• **Task requirements**
Among the entries below, which lines run from the line with "Give me the" through the line with "import seaborn as sns"? Retype those, both ends included, exactly and without pictures.

• **Extracted information**
Start
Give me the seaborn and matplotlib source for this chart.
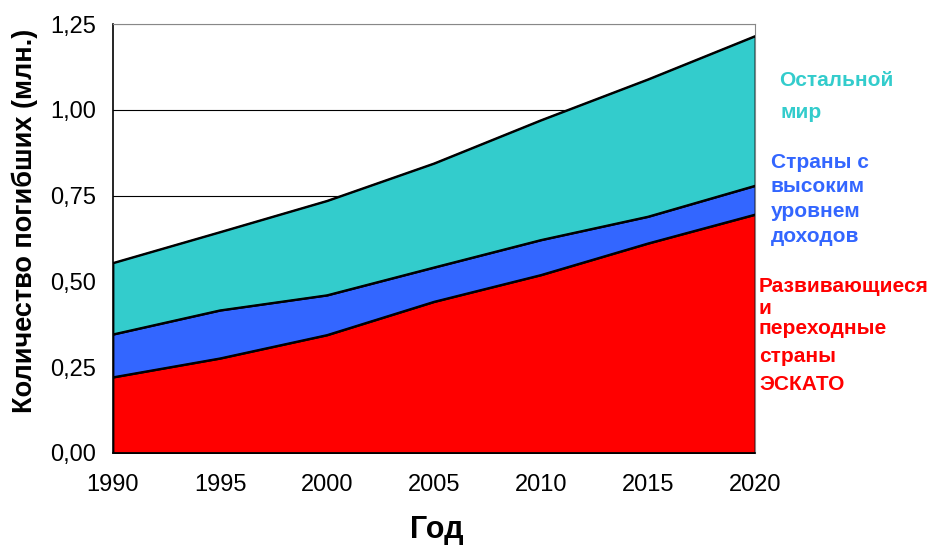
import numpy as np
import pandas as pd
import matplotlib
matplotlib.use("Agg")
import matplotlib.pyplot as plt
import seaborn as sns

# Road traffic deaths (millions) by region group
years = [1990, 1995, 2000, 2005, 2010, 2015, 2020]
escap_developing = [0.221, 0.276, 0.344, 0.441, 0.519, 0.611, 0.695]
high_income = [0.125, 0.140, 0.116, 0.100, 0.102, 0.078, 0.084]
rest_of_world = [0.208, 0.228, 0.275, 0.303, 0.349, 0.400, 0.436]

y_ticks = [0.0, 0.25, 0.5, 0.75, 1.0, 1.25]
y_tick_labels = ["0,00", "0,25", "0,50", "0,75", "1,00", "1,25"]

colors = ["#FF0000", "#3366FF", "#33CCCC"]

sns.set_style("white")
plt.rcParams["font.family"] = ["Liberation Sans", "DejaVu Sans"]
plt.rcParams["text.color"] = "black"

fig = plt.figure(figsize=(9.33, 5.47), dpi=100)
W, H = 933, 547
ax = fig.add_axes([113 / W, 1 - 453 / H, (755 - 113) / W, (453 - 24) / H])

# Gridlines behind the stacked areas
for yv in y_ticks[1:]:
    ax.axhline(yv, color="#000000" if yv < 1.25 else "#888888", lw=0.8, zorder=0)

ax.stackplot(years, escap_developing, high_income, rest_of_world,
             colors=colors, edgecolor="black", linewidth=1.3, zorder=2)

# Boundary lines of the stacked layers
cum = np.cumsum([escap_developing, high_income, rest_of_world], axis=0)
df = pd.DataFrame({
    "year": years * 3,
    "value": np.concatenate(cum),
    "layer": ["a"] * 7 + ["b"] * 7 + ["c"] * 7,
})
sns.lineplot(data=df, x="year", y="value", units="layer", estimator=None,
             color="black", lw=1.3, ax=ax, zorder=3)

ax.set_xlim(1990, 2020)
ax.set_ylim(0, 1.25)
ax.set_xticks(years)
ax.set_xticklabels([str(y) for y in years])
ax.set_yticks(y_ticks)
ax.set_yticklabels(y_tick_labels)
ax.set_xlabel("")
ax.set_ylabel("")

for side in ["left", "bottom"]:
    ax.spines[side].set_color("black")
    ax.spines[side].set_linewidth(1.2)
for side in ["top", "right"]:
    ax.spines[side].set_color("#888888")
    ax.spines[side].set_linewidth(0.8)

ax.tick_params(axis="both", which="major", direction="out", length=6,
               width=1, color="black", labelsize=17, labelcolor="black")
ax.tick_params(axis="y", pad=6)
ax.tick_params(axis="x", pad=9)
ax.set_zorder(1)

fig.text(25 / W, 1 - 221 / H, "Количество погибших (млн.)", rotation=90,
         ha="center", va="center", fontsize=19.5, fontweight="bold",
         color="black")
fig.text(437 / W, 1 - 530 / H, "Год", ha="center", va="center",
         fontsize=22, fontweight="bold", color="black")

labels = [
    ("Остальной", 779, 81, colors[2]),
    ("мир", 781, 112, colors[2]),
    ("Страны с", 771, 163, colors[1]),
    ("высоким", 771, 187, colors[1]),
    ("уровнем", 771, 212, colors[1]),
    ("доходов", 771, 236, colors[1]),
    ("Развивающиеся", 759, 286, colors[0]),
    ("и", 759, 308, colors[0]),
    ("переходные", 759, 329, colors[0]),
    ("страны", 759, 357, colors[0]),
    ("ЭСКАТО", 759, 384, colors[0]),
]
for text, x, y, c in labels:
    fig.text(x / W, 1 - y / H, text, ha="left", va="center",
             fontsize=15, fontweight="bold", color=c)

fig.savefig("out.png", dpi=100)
End
Start
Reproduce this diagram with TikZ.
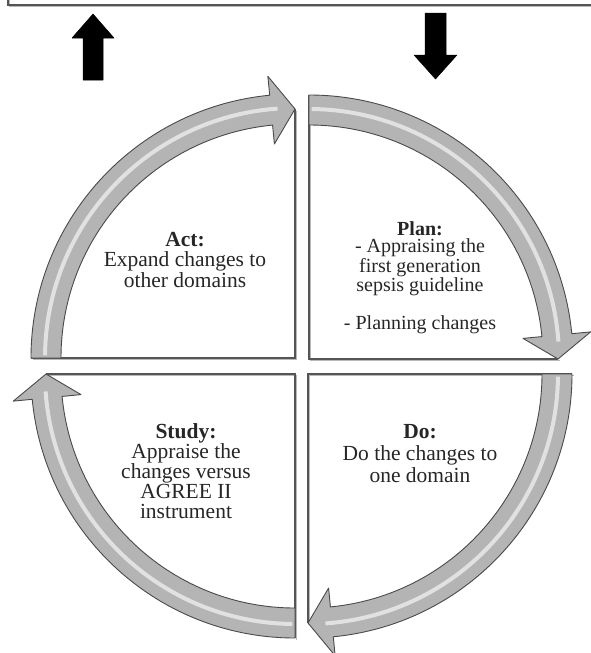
End
• **The reply**
Give me the seaborn and matplotlib source for this chart.
import numpy as np
import pandas as pd
import matplotlib
matplotlib.use("Agg")
import matplotlib.pyplot as plt
import seaborn as sns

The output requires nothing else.